In English: As long as there are no local or state ordinances against carrying a concealed weapon, any U.S. Citizen who meets the following criteria can carry a concealed firearm (but not a machine gun or destructive device) in any state that allows concealed carry:
- Can legally own a firearm
- Carrying a government issued photo ID
- Carrying a concealed firearms permit issued by ANY state (not just the state of residence)
- Use a firearm that came from a different state or country
That last bit about the firearm coming from a different state might be another attempt to invoke the commerce clause, but it makes it a pain in the ass if you want to use a gun that was made in your state.

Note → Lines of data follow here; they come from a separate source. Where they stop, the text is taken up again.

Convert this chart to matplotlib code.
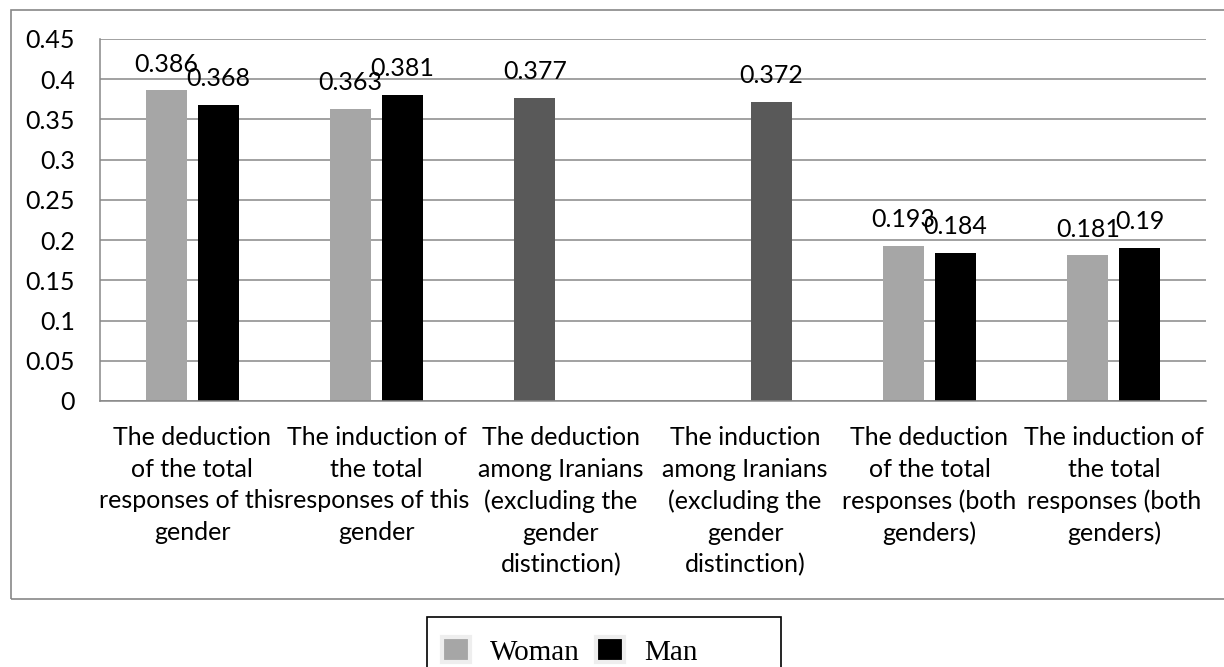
import numpy as np
import matplotlib

matplotlib.use("Agg")
import matplotlib.pyplot as plt
from matplotlib.patches import Patch, Rectangle

categories = [
    "The deduction\nof the total\nresponses of this\ngender",
    "The induction of\nthe total\nresponses of this\ngender",
    "The deduction\namong Iranians\n(excluding the\ngender\ndistinction)",
    "The induction\namong Iranians\n(excluding the\ngender\ndistinction)",
    "The deduction\nof the total\nresponses (both\ngenders)",
    "The induction of\nthe total\nresponses (both\ngenders)",
]
# the two "among Iranians" bars sit in one slot each and are drawn dark gray
woman = [0.386, 0.363, 0.377, np.nan, 0.193, 0.181]
man = [0.368, 0.381, np.nan, 0.372, 0.184, 0.19]
combined_idx = [2, 3]

C_WOMAN = "#a6a6a6"
C_MAN = "#000000"
C_ALL = "#595959"
GRID = "#878787"

plt.rcParams["font.family"] = ["Lato", "DejaVu Sans"]
FS = 18

W, H = 1224, 667
fig = plt.figure(figsize=(W / 100, H / 100), dpi=100)
ax = fig.add_axes([100 / W, 1 - 401 / H, (1206 - 100) / W, (401 - 39) / H])

x = np.arange(len(categories))
bw = 0.222
off = 0.141

w_cols = [C_ALL if i in combined_idx else C_WOMAN for i in x]
m_cols = [C_ALL if i in combined_idx else C_MAN for i in x]
bars_w = ax.bar(x - off, woman, bw, color=w_cols, zorder=2)
bars_m = ax.bar(x + off, man, bw, color=m_cols, zorder=2)

for bars, vals in ((bars_w, woman), (bars_m, man)):
    for b, v in zip(bars, vals):
        if np.isnan(v):
            continue
        ax.annotate(f"{v:g}", (b.get_x() + b.get_width() / 2, v),
                    xytext=(0, 19), textcoords="offset points",
                    ha="center", va="center", fontsize=FS)

ax.set_xlim(-0.5, len(categories) - 0.5)
ax.set_ylim(0, 0.45)
ax.set_yticks(np.arange(0, 0.451, 0.05))
ax.set_yticklabels([f"{t:g}" for t in np.arange(0, 0.451, 0.05).round(2)], fontsize=FS)
ax.set_xticks(x)
ax.set_xticklabels(categories, fontsize=FS, linespacing=1.45)
ax.tick_params(axis="both", length=0)
ax.tick_params(axis="y", pad=18)
ax.tick_params(axis="x", pad=18)

ax.grid(axis="y", color=GRID, linewidth=1.1)
ax.set_axisbelow(True)
for s in ("top", "right"):
    ax.spines[s].set_visible(False)
for s in ("left", "bottom"):
    ax.spines[s].set_color(GRID)
    ax.spines[s].set_linewidth(1.1)

# outer chart frame (runs off the right edge in the original)
fig.patches.append(Rectangle((11 / W, 1 - 599 / H), 1.2, (599 - 10) / H,
                             transform=fig.transFigure, fill=False,
                             edgecolor=GRID, linewidth=1.2))
# legend box (runs off the bottom edge)
fig.patches.append(Rectangle((427 / W, -0.2), (781 - 427) / W, 0.2 + 1 - 617 / H,
                             transform=fig.transFigure, fill=False,
                             edgecolor="black", linewidth=1.2))

handles = [Patch(facecolor=C_WOMAN, edgecolor="#eeeeee", linewidth=3),
           Patch(facecolor=C_MAN, edgecolor="#eeeeee", linewidth=3)]
fig.legend(handles, ["Woman", "Man"], loc="upper left",
           bbox_to_anchor=(442 / W, 1 - 637 / H), ncol=2, frameon=False,
           prop={"family": "Liberation Serif", "size": 21},
           handlelength=0.95, handleheight=0.95, handletextpad=0.7,
           columnspacing=0.55, borderpad=0.0, borderaxespad=0.0)

fig.savefig("out.png", dpi=100)
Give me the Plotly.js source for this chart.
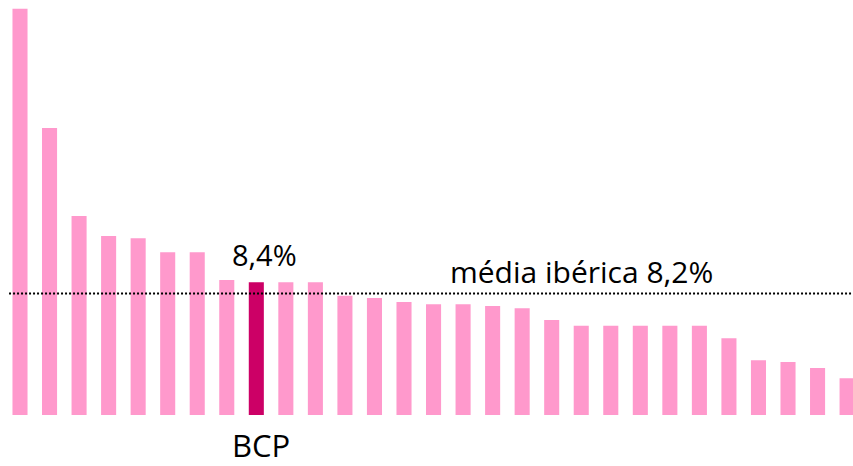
<!DOCTYPE html>
<html>
<head>
<meta charset="utf-8">
<script src="https://cdn.plot.ly/plotly-3.0.1.min.js"></script>
<style>
    html, body { margin: 0; padding: 0; background: #ffffff; }
    #grafico { width: 853px; height: 466px; }
</style>
</head>
<body>
<div id="grafico"></div>
<script>
/* global Plotly */

// posição de cada banco no ranking (o BCP é o 9º)
var posicoes = [1, 2, 3, 4, 5, 6, 7, 8, 9, 10, 11, 12, 13, 14, 15,
                16, 17, 18, 19, 20, 21, 22, 23, 24, 25, 26, 27, 28, 29];

// valores em %
var valores = [13.24, 11.13, 9.57, 9.22, 9.18, 8.93, 8.93, 8.44, 8.40, 8.40,
               8.40, 8.16, 8.12, 8.05, 8.01, 8.01, 7.98, 7.94, 7.73, 7.63,
               7.63, 7.63, 7.63, 7.63, 7.41, 7.02, 6.99, 6.88, 6.70];

var posicaoBCP = 9;
var nomeBCP = 'BCP';
var valorBCP = 8.4;
var textoBCP = '8,4%';

var mediaIberica = 8.2;
var textoMedia = 'média ibérica 8,2%';

function desenhar() {
    var cores = [];
    for (var i = 0; i < posicoes.length; i++) {
        cores[i] = (posicoes[i] === posicaoBCP) ? '#CC0066' : '#FF99CC';
    }

    var dados = [{
        x: posicoes,
        y: valores,
        type: 'bar',
        width: 0.51,
        marker: {color: cores, line: {width: 0}},
        hoverinfo: 'none'
    }];

    var fonte = 'Open Sans, Noto Sans, sans-serif';

    var estilo = {
        width: 853,
        height: 466,
        margin: {l: 0, r: 0, t: 0, b: 51, pad: 0},
        paper_bgcolor: '#ffffff',
        plot_bgcolor: '#ffffff',
        showlegend: false,
        xaxis: {
            range: [0.323, 29.2],
            showgrid: false,
            zeroline: false,
            showline: false,
            showticklabels: false,
            ticks: ''
        },
        yaxis: {
            range: [6.05, 13.395],
            showgrid: false,
            zeroline: false,
            showline: false,
            showticklabels: false,
            ticks: ''
        },
        shapes: [{
            type: 'line',
            xref: 'paper',
            yref: 'y',
            x0: 0.0106,
            x1: 1,
            y0: mediaIberica,
            y1: mediaIberica,
            line: {color: '#000000', width: 2, dash: '2px,2px'}
        }],
        annotations: [{
            x: posicaoBCP,
            y: valorBCP,
            xref: 'x',
            yref: 'y',
            text: textoBCP,
            showarrow: false,
            xanchor: 'center',
            yanchor: 'bottom',
            xshift: 8,
            yshift: 6,
            font: {family: fonte, size: 29, color: '#000000'}
        }, {
            x: 20,
            y: mediaIberica,
            xref: 'x',
            yref: 'y',
            text: textoMedia,
            showarrow: false,
            xanchor: 'center',
            yanchor: 'bottom',
            yshift: 0,
            font: {family: fonte, size: 30, color: '#000000'}
        }, {
            x: posicaoBCP,
            y: 0,
            xref: 'x',
            yref: 'paper',
            text: nomeBCP,
            showarrow: false,
            xanchor: 'center',
            yanchor: 'middle',
            xshift: 5,
            yshift: -30,
            font: {family: fonte, size: 31, color: '#000000'}
        }]
    };

    Plotly.newPlot('grafico', dados, estilo, {staticPlot: true, displayModeBar: false});
}

desenhar();
</script>
</body>
</html>
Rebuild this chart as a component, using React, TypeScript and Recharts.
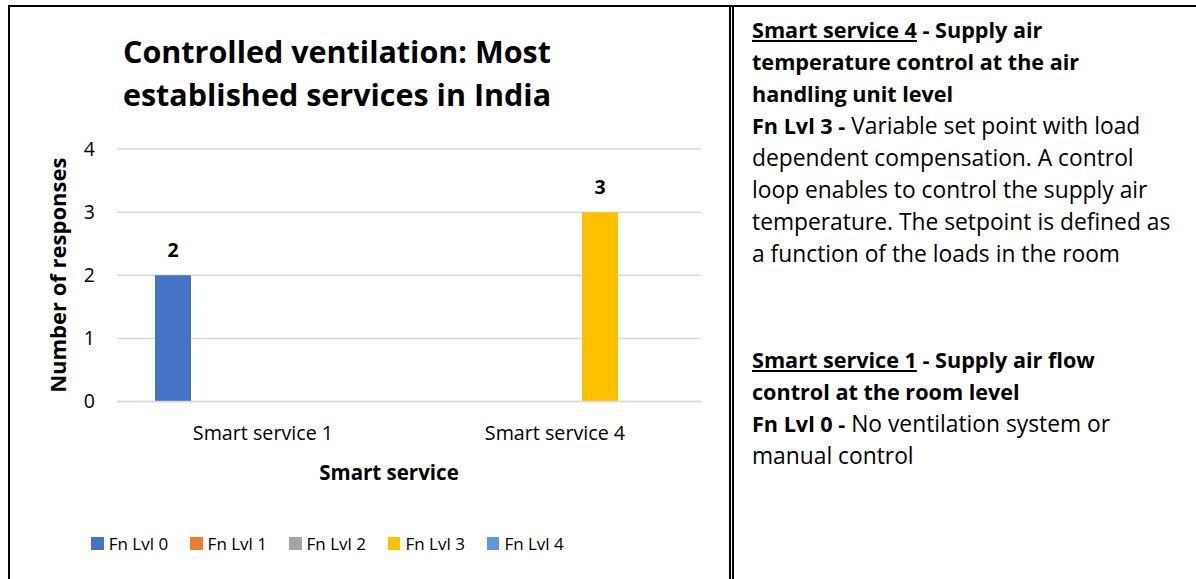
import React from 'react';
import { BarChart, Bar, XAxis, YAxis, CartesianGrid, Legend, LabelList } from 'recharts';

const categories: string[] = ['Smart service 1', 'Smart service 4'];
const seriesNames: string[] = ['Fn Lvl 0', 'Fn Lvl 1', 'Fn Lvl 2', 'Fn Lvl 3', 'Fn Lvl 4'];
const fnLvl0: (number | null)[] = [2, null];
const fnLvl1: (number | null)[] = [null, null];
const fnLvl2: (number | null)[] = [null, null];
const fnLvl3: (number | null)[] = [null, 3];
const fnLvl4: (number | null)[] = [null, null];
const yTicks: number[] = [0, 1, 2, 3, 4];
const colors: string[] = ['#4472C4', '#ED7D31', '#A5A5A5', '#FFC000', '#5B9BD5'];

const seriesValues = [fnLvl0, fnLvl1, fnLvl2, fnLvl3, fnLvl4];
const data = categories.map((c, i) => {
  const row: Record<string, any> = { category: c };
  seriesNames.forEach((s, k) => {
    row[s] = seriesValues[k][i];
  });
  return row;
});

const FONT = '"Open Sans", "Noto Sans", sans-serif';

const renderValueLabel = (props: any) => {
  const { x, y, width, value } = props;
  if (value === null || value === undefined || value === 0) return null;
  return (
    <text x={x + width / 2} y={y - 18} textAnchor="middle" fontFamily={FONT} fontWeight={700} fontSize={19.5} fill="#000">
      {value}
    </text>
  );
};

const LegendContent = () => (
  <div style={{ display: 'flex', justifyContent: 'center', alignItems: 'center', fontFamily: FONT, fontSize: 17, color: '#000' }}>
    {seriesNames.map((s, k) => (
      <div key={s} style={{ display: 'flex', alignItems: 'center', marginRight: k < seriesNames.length - 1 ? 22 : 0 }}>
        <div style={{ width: 12.5, height: 12.5, background: colors[k], marginRight: 5 }} />
        <span style={{ whiteSpace: 'nowrap' }}>{s}</span>
      </div>
    ))}
  </div>
);

const B = ({ children }: { children: React.ReactNode }) => (
  <b style={{ fontSize: 21.6 }}>{children}</b>
);

export default function App() {
  return (
    <div style={{ position: 'absolute', left: 0, top: 0, width: 1196, height: 579, background: '#fff', overflow: 'hidden' }}>
      <div style={{ position: 'absolute', left: 8, top: 29.5, width: 658, textAlign: 'center', fontFamily: FONT, fontWeight: 700, fontSize: 30.5, lineHeight: '43px', color: '#000' }}>
        Controlled ventilation: Most
        <br />
        established services in India
      </div>
      <div style={{ position: 'absolute', left: 8, top: 0 }}>
        <BarChart
          width={722}
          height={579}
          data={data}
          margin={{ top: 149, right: 29, left: 0, bottom: 97.5 }}
          barSize={36}
          barGap={9}
        >
          <CartesianGrid vertical={false} stroke="#d9d9d9" strokeWidth={1.5} />
          <XAxis
            dataKey="category"
            axisLine={{ stroke: '#d9d9d9', strokeWidth: 1.5 }}
            tickLine={false}
            tickSize={0}
            tickMargin={25}
            height={80}
            tick={{ fontFamily: FONT, fontSize: 19.7, fill: '#000' }}
            label={{ value: 'Smart service', position: 'insideBottom', offset: 1.5, dx: -20, style: { fontFamily: FONT, fontWeight: 700, fontSize: 20.5, fill: '#000' } }}
          />
          <YAxis
            domain={[0, 4]}
            ticks={yTicks}
            axisLine={false}
            tickLine={false}
            tickSize={0}
            tickMargin={22}
            width={109}
            tick={{ fontFamily: FONT, fontSize: 19.5, fill: '#000' }}
            label={{ value: 'Number of responses', angle: -90, position: 'center', dx: -4, style: { fontFamily: FONT, fontWeight: 700, fontSize: 22, fill: '#000' } }}
          />
          <Legend
            verticalAlign="middle"
            align="center"
            layout="horizontal"
            content={<LegendContent />}
            wrapperStyle={{ top: 532, left: 0, width: 639 }}
          />
          {seriesNames.map((s, k) => (
            <Bar key={s} dataKey={s} fill={colors[k]} isAnimationActive={false}>
              <LabelList dataKey={s} content={renderValueLabel} />
            </Bar>
          ))}
        </BarChart>
      </div>
      <div style={{ position: 'absolute', left: 752, top: 13.5, fontFamily: FONT, fontSize: 22.8, lineHeight: '32px', color: '#000', whiteSpace: 'nowrap' }}>
        <B><u>Smart service 4</u> - Supply air</B>
        <br />
        <B>temperature control at the air</B>
        <br />
        <B>handling unit level</B>
        <br />
        <B>Fn Lvl 3 -</B> Variable set point with load
        <br />
        dependent compensation. A control
        <br />
        loop enables to control the supply air
        <br />
        temperature. The setpoint is defined as
        <br />
        a function of the loads in the room
      </div>
      <div style={{ position: 'absolute', left: 752, top: 344, fontFamily: FONT, fontSize: 22.8, lineHeight: '32px', color: '#000', whiteSpace: 'nowrap' }}>
        <B><u>Smart service 1</u> - Supply air flow</B>
        <br />
        <B>control at the room level</B>
        <br />
        <B>Fn Lvl 0 -</B> No ventilation system or
        <br />
        manual control
      </div>
      <div style={{ position: 'absolute', left: 8, top: 5, width: 1188, height: 2, background: '#000' }} />
      <div style={{ position: 'absolute', left: 8, top: 5, width: 2, height: 574, background: '#000' }} />
      <div style={{ position: 'absolute', left: 729, top: 5, width: 0, height: 574, borderLeft: '5px double #000' }} />
    </div>
  );
}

The big catch there is that the state you’re in has to have some sort of mechanism for allowing concealed carry. Illinois and the District of Columbia are the only two “states” that don’t allow concealed carry in some form or another.
Here’s another good question: What laws does the CCWer have to follow? If this new bill goes into effect, the laws of the state and locality where you’re carrying apply. So if you’re in a state that doesn’t allow carry in a restaurant you can’t walk into Applebee’s with your Glock under your shirt even if you have a permit from a state that says it’s OK. Rules about magazine size default to the current state you’re in as well.
On the other hand, if the local government issues their permits with restrictions (time, etc) on the licenses, this bill would allow out of state permit holders to operate as if they had “unrestricted” permits.
The rest of the bill clarifies some legal stuff to keep from pissing off the states too much, and allows the bill to be “severable.” That means that if one section is unconstitutional, only that section is struck down and the rest lives on.
That just about covers this bill as it stands right now. It’s still sitting in committee with 243 cosponsors, but hasn’t moved since it was introduced. Suffice it to say, should anything happen we will let you know.